June 15, 2011

WORLD: Aging, Not Overpopulation…

Foreign Policy Journal - United States / Special Reports / June 15, 2011

Aging, Not Overpopulation…

By Johan Galtung,
Transcend Media Service

Aging, not overpopulation, will be the dominant tendency of the twenty-first century demography, writes Gérard François Dumont in Le Monde Diplomatique in June 2011.

In 1900, the world population was 1.6 billion. It reached 6.1 billion in 2000 and is heading for an estimated 9.1 billion in 2050. But even if all of them moved to the United States of America, the population density would be lower than the Paris region. Then, if the fertility stabilizes, so may the population, and with low fertility–also due to aging–the world population may decrease, like Portugal today.

In 1950, China had 22 percent of the world population, Africa 9 percent, and India 15 percent. Today, the figures are 20, 15 and 18 percent, respectively. They are expected to be 16, 22 and 18 percent by 2050. India will surpass China with 1.5 billion vs. 941 million in the year 2100, according to the UN.

It means more poverty in India, as it seems incapable of handling the caste issue.[1] And Africa, already past one billion, would overtake both, meaning less poverty if rich Africa liberates itself from Western neo-colonialism.

Let us consider the growth of the aged (geronto-growth). People above sixty-five years of age were 5.2 percent of the world population in 1950. The figure rose to 7.6 percent in 2010 and is expected to be 16.2 percent in 2050. The median age is moving up from 24 (1950) to 29 (2010) and to 38 (2050). In absolute terms, it means an increase among old-age citizens from 130 million (1950) to a projected figure of nearly 1.5 billion (2050). The balance between the overall population and the old varies not only from country to country, but also changes due to migration. However, the worldwide trend is clear.

Aging is often seen as a problem – ever more retired people, producing nothing, only consuming, seen as carriers of diseases increasingly expensive to treat.

To this author, “retired” for nearly fifteen years and yet more productive than ever, the notion of “compulsory retirement” seems nothing but legitimation of grotesque structural violence. It is the tyranny of the middle-aged.

The young and middle-aged members of society wanting to deny people older than themselves money-making jobs is like denying women education and work outside their homes. Ageism works like sexism and racism. True, older people, like women, may be physically less strong – but with automation and growth of the financial sector, that factor matters less. Rather, the problem is finding jobs for men with muscles and little else. For them, a bad answer is the military for war, possibly a reason for the increasing brutality and stupidity of that institution.

The overall living age has increased from 37 years in 1900 to 69 years in 2010. Morbidity is yielding to mental disorders.
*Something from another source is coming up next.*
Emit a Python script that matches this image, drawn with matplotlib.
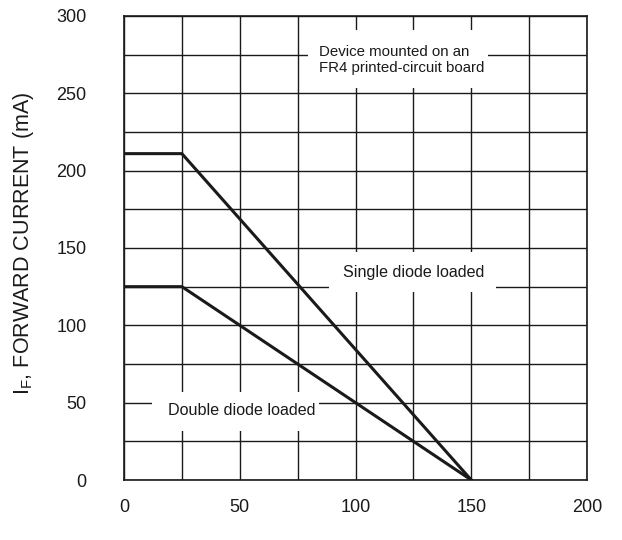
#!/usr/bin/env python3

import matplotlib

matplotlib.use("Agg")
import matplotlib.pyplot as plt
from matplotlib.patches import Rectangle
import numpy as np

# derating curves: ambient temperature (°C) vs forward current (mA)
temp_c = [0, 25, 150]
single_ma = [211, 211, 0]
double_ma = [125, 125, 0]

x_ticks = [0, 50, 100, 150, 200]
y_ticks = [0, 50, 100, 150, 200, 250, 300]

plt.rcParams.update(
    {
        "font.family": ["Liberation Sans", "DejaVu Sans"],
        "mathtext.fontset": "custom",
        "mathtext.rm": "Liberation Sans",
        "text.color": "#1a1a1a",
    }
)

ink = "#1a1a1a"

fig = plt.figure(figsize=(6.22, 5.4), dpi=100, facecolor="white")
ax = fig.add_axes([0.1994, 0.1111, 0.7444, 0.8593])

ax.set_xlim(0, 200)
ax.set_ylim(0, 300)
ax.set_xticks(x_ticks)
ax.set_yticks(y_ticks)
ax.set_xticks(np.arange(0, 201, 25), minor=True)
ax.set_yticks(np.arange(0, 301, 25), minor=True)
ax.tick_params(which="both", length=0, labelsize=13, colors=ink)
ax.tick_params(axis="x", pad=14)
ax.tick_params(axis="y", pad=27)
ax.grid(which="both", color=ink, linewidth=1.0, zorder=1)
ax.set_axisbelow(True)
for s in ax.spines.values():
    s.set_color(ink)
    s.set_linewidth(1.2)

ax.plot(temp_c, single_ma, color=ink, linewidth=2.2, zorder=4, solid_joinstyle="miter")
ax.plot(temp_c, double_ma, color=ink, linewidth=2.2, zorder=4, solid_joinstyle="miter")

# white boxes behind the annotations, cutting the grid
for (x0, y0, w, h) in [(79.5, 253.4, 77.8, 37.5), (88.6, 121.5, 72.1, 25.9), (12.1, 31.7, 72.1, 25.2)]:
    ax.add_patch(Rectangle((x0, y0), w, h, facecolor="white", edgecolor="none", zorder=2))

ax.text(84.2, 271.5, "Device mounted on an\nFR4 printed-circuit board", fontsize=10.8,
        ha="left", va="center", linespacing=1.2, zorder=5)
ax.text(94.6, 134, "Single diode loaded", fontsize=11.6, ha="left", va="center", zorder=5)
ax.text(19.0, 45.2, "Double diode loaded", fontsize=11.6, ha="left", va="center", zorder=5)

fig.text(0.037, 0.55, r"$\mathregular{I_F}$, FORWARD CURRENT (mA)", rotation=90,
         fontsize=15.5, ha="center", va="center")

fig.savefig("out.png", dpi=100, facecolor="white")
plt.close(fig)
And that touches the heart of the matter.

“Jobs” are standard operating procedures for money-making, and may be dirty, dangerous, humiliating, boring, taxing on the body, mind and spirit. On the other hand, “work” is creative self-realization and inner human development, socially useful; networking is good for social development. The idiotic measure of growth perpetrated on us by economists calculates “added monetized market value” only, but none of the inner human, or outer social, growth, positive or negative. Gross National Product (GNP) and Gross Domestic Product (GDP) are good indicators of Nature Destruction (ND). We base our economies on work for the few on the top, and jobs for the many lower down. The system squeezes tired human lemons through alienating jobs so that throwing them away as “retired” may look like a blessing.

So the first conclusion is to promote a shift from jobs to work. Self-employment may play a key role in expanding the latter. The second conclusion is work for everybody, regardless of race, gender and age. From the brutality of a sudden cut from a 100 percent to a zero percent productive life – often in one day. Many transition formulas can be envisaged and flexibility is increasing (from five to three to one day a week, and so on). The larger the age span in an organization, the more useful the inter-generational dialogue there will be between experience and wisdom and the knowledge of freshly-minted MBAs and PhDs.

The third conclusion is that people work for pleasure, for challenges to their creativity, for real participation as opposed to the fake one on the golf course. Work is a fine mode of living.

[1] In an excellent article “Quality of Life: India vs. China”, New York Review of Books, May 12, 2011, Amartya Sen does not mention caste problems.

Johan Galtung (photograph above) is a distinguished scholar, founder of the discipline of peace and conflict studies and of TRANSCEND International (www.transcend.org), a conflict resolution network.